▶ EXERCISE DESCRIPTION: For the copy, please give all of the data again exactly and leave the pictures out.

▶ SUPPLIED DATA:
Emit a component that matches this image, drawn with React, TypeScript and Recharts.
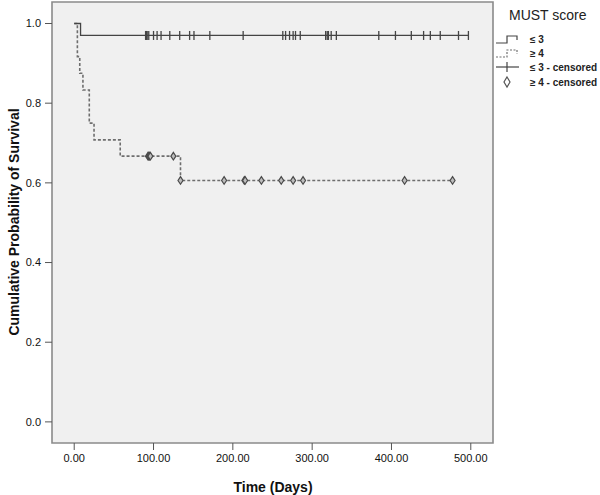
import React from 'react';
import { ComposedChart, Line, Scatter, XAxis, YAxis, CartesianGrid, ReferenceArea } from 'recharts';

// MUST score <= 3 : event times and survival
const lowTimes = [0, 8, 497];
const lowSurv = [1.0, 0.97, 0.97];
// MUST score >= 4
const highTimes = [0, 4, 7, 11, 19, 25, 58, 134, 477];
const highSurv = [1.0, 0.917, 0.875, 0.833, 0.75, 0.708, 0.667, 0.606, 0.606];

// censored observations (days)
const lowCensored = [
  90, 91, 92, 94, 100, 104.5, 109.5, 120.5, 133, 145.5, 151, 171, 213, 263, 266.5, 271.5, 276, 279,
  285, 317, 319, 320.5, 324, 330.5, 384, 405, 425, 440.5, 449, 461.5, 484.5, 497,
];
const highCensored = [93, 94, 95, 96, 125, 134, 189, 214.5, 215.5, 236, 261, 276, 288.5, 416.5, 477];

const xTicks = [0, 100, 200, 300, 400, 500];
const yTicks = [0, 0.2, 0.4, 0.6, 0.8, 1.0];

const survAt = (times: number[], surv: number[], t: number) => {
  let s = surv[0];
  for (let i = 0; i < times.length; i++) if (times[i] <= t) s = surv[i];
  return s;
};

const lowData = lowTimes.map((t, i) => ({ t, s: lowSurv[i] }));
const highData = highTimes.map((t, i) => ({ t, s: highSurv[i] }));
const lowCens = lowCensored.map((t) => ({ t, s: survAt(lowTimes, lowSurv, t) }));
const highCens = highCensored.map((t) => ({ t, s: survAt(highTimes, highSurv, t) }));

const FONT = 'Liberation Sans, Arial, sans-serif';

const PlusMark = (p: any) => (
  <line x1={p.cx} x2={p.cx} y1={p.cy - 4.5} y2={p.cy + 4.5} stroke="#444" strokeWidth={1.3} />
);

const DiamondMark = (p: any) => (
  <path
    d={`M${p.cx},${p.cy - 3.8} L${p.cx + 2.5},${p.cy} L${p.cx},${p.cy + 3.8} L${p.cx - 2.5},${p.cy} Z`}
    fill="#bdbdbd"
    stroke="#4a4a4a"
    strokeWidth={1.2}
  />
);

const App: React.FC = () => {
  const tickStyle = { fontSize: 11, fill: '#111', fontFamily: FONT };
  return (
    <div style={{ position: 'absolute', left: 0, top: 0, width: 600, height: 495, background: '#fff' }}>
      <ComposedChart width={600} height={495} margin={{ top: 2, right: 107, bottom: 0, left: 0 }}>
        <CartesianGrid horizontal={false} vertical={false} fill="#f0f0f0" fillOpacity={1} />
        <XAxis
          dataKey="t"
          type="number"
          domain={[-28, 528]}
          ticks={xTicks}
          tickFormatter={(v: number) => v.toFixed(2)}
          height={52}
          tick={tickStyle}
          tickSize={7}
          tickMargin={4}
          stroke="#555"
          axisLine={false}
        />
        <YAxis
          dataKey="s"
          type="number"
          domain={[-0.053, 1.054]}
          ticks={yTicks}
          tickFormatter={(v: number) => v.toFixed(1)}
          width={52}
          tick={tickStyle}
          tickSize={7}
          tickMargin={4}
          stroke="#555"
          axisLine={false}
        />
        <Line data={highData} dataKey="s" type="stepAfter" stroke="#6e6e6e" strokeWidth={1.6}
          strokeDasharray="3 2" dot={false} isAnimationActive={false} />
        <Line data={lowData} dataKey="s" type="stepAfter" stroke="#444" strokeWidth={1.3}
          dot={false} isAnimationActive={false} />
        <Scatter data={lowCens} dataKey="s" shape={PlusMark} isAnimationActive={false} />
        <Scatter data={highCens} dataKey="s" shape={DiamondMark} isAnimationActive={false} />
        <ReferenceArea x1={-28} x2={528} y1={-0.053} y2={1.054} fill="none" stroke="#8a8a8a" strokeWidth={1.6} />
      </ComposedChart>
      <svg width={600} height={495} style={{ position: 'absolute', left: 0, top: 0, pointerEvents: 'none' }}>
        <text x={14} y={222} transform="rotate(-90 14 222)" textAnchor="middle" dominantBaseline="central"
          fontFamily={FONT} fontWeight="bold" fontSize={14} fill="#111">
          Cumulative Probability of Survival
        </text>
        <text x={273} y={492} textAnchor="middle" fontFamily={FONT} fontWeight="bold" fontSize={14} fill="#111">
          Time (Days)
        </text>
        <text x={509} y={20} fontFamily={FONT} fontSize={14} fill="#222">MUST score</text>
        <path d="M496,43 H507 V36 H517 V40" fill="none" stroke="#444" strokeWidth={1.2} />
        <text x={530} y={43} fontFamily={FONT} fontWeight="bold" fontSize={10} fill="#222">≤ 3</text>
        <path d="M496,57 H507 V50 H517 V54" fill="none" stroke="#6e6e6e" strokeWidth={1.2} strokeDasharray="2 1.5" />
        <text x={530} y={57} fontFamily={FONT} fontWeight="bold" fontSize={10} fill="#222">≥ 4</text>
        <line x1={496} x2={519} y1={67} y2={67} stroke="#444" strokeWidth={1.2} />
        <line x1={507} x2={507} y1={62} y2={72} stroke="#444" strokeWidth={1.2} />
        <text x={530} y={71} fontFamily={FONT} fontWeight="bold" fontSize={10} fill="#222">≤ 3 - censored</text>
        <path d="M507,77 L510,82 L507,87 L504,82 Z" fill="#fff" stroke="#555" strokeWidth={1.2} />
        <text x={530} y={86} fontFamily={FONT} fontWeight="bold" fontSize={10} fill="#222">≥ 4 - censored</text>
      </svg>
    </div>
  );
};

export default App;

▶ ANSWER TO THE TASK:
Emit a component that matches this image, drawn with React, TypeScript and Recharts.
import React from 'react';
import { ComposedChart, Line, Scatter, XAxis, YAxis, CartesianGrid, ReferenceArea } from 'recharts';

// MUST score <= 3 : event times and survival
const lowTimes = [0, 8, 497];
const lowSurv = [1.0, 0.97, 0.97];
// MUST score >= 4
const highTimes = [0, 4, 7, 11, 19, 25, 58, 134, 477];
const highSurv = [1.0, 0.917, 0.875, 0.833, 0.75, 0.708, 0.667, 0.606, 0.606];

// censored observations (days)
const lowCensored = [
  90, 91, 92, 94, 100, 104.5, 109.5, 120.5, 133, 145.5, 151, 171, 213, 263, 266.5, 271.5, 276, 279,
  285, 317, 319, 320.5, 324, 330.5, 384, 405, 425, 440.5, 449, 461.5, 484.5, 497,
];
const highCensored = [93, 94, 95, 96, 125, 134, 189, 214.5, 215.5, 236, 261, 276, 288.5, 416.5, 477];

const xTicks = [0, 100, 200, 300, 400, 500];
const yTicks = [0, 0.2, 0.4, 0.6, 0.8, 1.0];

const survAt = (times: number[], surv: number[], t: number) => {
  let s = surv[0];
  for (let i = 0; i < times.length; i++) if (times[i] <= t) s = surv[i];
  return s;
};

const lowData = lowTimes.map((t, i) => ({ t, s: lowSurv[i] }));
const highData = highTimes.map((t, i) => ({ t, s: highSurv[i] }));
const lowCens = lowCensored.map((t) => ({ t, s: survAt(lowTimes, lowSurv, t) }));
const highCens = highCensored.map((t) => ({ t, s: survAt(highTimes, highSurv, t) }));

const FONT = 'Liberation Sans, Arial, sans-serif';

const PlusMark = (p: any) => (
  <line x1={p.cx} x2={p.cx} y1={p.cy - 4.5} y2={p.cy + 4.5} stroke="#444" strokeWidth={1.3} />
);

const DiamondMark = (p: any) => (
  <path
    d={`M${p.cx},${p.cy - 3.8} L${p.cx + 2.5},${p.cy} L${p.cx},${p.cy + 3.8} L${p.cx - 2.5},${p.cy} Z`}
    fill="#bdbdbd"
    stroke="#4a4a4a"
    strokeWidth={1.2}
  />
);

const App: React.FC = () => {
  const tickStyle = { fontSize: 11, fill: '#111', fontFamily: FONT };
  return (
    <div style={{ position: 'absolute', left: 0, top: 0, width: 600, height: 495, background: '#fff' }}>
      <ComposedChart width={600} height={495} margin={{ top: 2, right: 107, bottom: 0, left: 0 }}>
        <CartesianGrid horizontal={false} vertical={false} fill="#f0f0f0" fillOpacity={1} />
        <XAxis
          dataKey="t"
          type="number"
          domain={[-28, 528]}
          ticks={xTicks}
          tickFormatter={(v: number) => v.toFixed(2)}
          height={52}
          tick={tickStyle}
          tickSize={7}
          tickMargin={4}
          stroke="#555"
          axisLine={false}
        />
        <YAxis
          dataKey="s"
          type="number"
          domain={[-0.053, 1.054]}
          ticks={yTicks}
          tickFormatter={(v: number) => v.toFixed(1)}
          width={52}
          tick={tickStyle}
          tickSize={7}
          tickMargin={4}
          stroke="#555"
          axisLine={false}
        />
        <Line data={highData} dataKey="s" type="stepAfter" stroke="#6e6e6e" strokeWidth={1.6}
          strokeDasharray="3 2" dot={false} isAnimationActive={false} />
        <Line data={lowData} dataKey="s" type="stepAfter" stroke="#444" strokeWidth={1.3}
          dot={false} isAnimationActive={false} />
        <Scatter data={lowCens} dataKey="s" shape={PlusMark} isAnimationActive={false} />
        <Scatter data={highCens} dataKey="s" shape={DiamondMark} isAnimationActive={false} />
        <ReferenceArea x1={-28} x2={528} y1={-0.053} y2={1.054} fill="none" stroke="#8a8a8a" strokeWidth={1.6} />
      </ComposedChart>
      <svg width={600} height={495} style={{ position: 'absolute', left: 0, top: 0, pointerEvents: 'none' }}>
        <text x={14} y={222} transform="rotate(-90 14 222)" textAnchor="middle" dominantBaseline="central"
          fontFamily={FONT} fontWeight="bold" fontSize={14} fill="#111">
          Cumulative Probability of Survival
        </text>
        <text x={273} y={492} textAnchor="middle" fontFamily={FONT} fontWeight="bold" fontSize={14} fill="#111">
          Time (Days)
        </text>
        <text x={509} y={20} fontFamily={FONT} fontSize={14} fill="#222">MUST score</text>
        <path d="M496,43 H507 V36 H517 V40" fill="none" stroke="#444" strokeWidth={1.2} />
        <text x={530} y={43} fontFamily={FONT} fontWeight="bold" fontSize={10} fill="#222">≤ 3</text>
        <path d="M496,57 H507 V50 H517 V54" fill="none" stroke="#6e6e6e" strokeWidth={1.2} strokeDasharray="2 1.5" />
        <text x={530} y={57} fontFamily={FONT} fontWeight="bold" fontSize={10} fill="#222">≥ 4</text>
        <line x1={496} x2={519} y1={67} y2={67} stroke="#444" strokeWidth={1.2} />
        <line x1={507} x2={507} y1={62} y2={72} stroke="#444" strokeWidth={1.2} />
        <text x={530} y={71} fontFamily={FONT} fontWeight="bold" fontSize={10} fill="#222">≤ 3 - censored</text>
        <path d="M507,77 L510,82 L507,87 L504,82 Z" fill="#fff" stroke="#555" strokeWidth={1.2} />
        <text x={530} y={86} fontFamily={FONT} fontWeight="bold" fontSize={10} fill="#222">≥ 4 - censored</text>
      </svg>
    </div>
  );
};

export default App;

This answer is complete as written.